* [Data segment]

** start **

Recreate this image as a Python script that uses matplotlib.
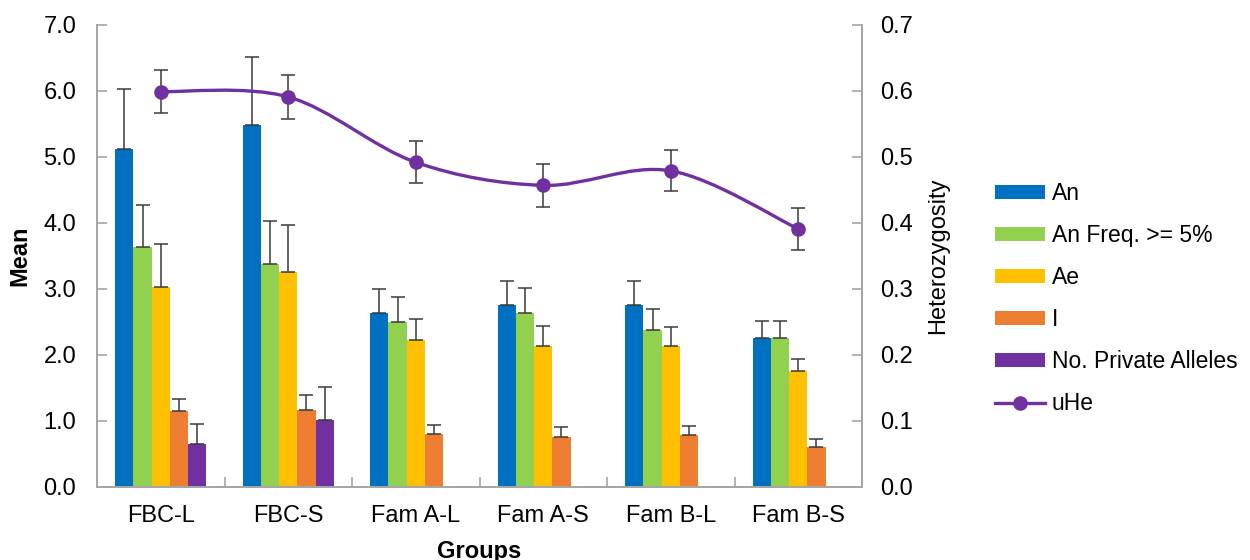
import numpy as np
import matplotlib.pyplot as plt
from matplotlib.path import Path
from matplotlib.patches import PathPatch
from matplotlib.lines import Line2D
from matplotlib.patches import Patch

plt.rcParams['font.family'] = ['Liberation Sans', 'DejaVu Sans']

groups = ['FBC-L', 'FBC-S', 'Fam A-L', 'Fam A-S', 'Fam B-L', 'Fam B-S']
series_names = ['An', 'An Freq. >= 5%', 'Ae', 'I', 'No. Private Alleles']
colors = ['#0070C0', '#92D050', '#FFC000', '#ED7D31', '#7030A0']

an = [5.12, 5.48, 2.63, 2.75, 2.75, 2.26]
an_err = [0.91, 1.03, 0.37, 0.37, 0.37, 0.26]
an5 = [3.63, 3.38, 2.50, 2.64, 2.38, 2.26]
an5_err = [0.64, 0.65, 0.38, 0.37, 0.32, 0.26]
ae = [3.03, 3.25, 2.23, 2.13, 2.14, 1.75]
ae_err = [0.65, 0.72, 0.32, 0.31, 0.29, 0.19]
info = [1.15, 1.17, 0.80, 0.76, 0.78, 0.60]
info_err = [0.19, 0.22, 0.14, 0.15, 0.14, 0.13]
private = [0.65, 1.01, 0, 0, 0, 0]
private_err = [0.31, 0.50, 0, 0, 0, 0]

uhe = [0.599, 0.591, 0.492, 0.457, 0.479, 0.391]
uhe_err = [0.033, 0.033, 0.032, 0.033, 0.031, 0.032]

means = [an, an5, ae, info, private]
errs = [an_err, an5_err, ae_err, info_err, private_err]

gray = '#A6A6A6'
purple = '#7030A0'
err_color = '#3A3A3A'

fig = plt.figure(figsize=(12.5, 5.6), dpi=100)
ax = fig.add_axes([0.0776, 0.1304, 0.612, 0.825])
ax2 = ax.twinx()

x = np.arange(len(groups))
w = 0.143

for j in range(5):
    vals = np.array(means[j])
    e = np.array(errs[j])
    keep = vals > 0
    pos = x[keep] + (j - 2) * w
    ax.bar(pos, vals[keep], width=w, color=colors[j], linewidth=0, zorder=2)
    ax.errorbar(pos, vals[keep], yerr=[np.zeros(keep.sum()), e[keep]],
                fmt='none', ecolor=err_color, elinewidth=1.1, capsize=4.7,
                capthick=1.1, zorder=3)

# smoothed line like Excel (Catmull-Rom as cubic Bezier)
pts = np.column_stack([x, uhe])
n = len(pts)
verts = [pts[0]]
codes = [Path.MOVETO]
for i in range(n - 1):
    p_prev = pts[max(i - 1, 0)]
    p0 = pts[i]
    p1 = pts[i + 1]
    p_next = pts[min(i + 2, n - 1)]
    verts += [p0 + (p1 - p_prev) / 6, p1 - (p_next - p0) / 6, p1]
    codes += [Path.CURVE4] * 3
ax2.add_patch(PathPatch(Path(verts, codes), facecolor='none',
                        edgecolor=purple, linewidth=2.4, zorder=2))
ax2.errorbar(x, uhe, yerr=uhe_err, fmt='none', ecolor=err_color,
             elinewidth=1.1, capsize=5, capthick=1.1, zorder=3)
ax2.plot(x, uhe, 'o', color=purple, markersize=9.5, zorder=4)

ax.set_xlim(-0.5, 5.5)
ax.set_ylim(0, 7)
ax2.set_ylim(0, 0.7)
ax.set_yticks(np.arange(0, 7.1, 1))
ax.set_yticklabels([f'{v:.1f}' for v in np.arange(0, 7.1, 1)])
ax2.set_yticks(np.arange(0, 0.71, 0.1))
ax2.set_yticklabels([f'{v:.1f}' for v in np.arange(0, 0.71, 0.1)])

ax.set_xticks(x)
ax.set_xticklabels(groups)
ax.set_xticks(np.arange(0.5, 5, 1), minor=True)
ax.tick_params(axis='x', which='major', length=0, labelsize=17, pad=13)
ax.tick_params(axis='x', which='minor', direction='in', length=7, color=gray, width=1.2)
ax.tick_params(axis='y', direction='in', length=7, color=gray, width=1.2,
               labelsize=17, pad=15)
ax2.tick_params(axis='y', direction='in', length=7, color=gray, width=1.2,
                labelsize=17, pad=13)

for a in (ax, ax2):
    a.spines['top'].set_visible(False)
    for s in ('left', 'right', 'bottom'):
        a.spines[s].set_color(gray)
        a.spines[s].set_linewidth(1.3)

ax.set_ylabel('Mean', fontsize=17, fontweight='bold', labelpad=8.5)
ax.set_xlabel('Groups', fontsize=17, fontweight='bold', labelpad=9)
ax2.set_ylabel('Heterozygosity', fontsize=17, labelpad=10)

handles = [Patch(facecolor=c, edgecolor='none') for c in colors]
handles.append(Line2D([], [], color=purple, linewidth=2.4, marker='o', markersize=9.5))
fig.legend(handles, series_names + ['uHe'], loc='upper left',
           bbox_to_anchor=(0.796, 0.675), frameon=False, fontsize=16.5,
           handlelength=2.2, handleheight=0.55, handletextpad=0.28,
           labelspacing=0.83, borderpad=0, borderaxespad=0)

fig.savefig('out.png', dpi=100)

** end **

* [Task prompt] Repeat the listing above from its first line through the line that contains "plt.rcParams['font.family'] = ['Liberation", both included, and nothing more. Drop the pictures.

* [Answer to the problem]
Recreate this image as a Python script that uses matplotlib.
import numpy as np
import matplotlib.pyplot as plt
from matplotlib.path import Path
from matplotlib.patches import PathPatch
from matplotlib.lines import Line2D
from matplotlib.patches import Patch

plt.rcParams['font.family'] = ['Liberation Sans', 'DejaVu Sans']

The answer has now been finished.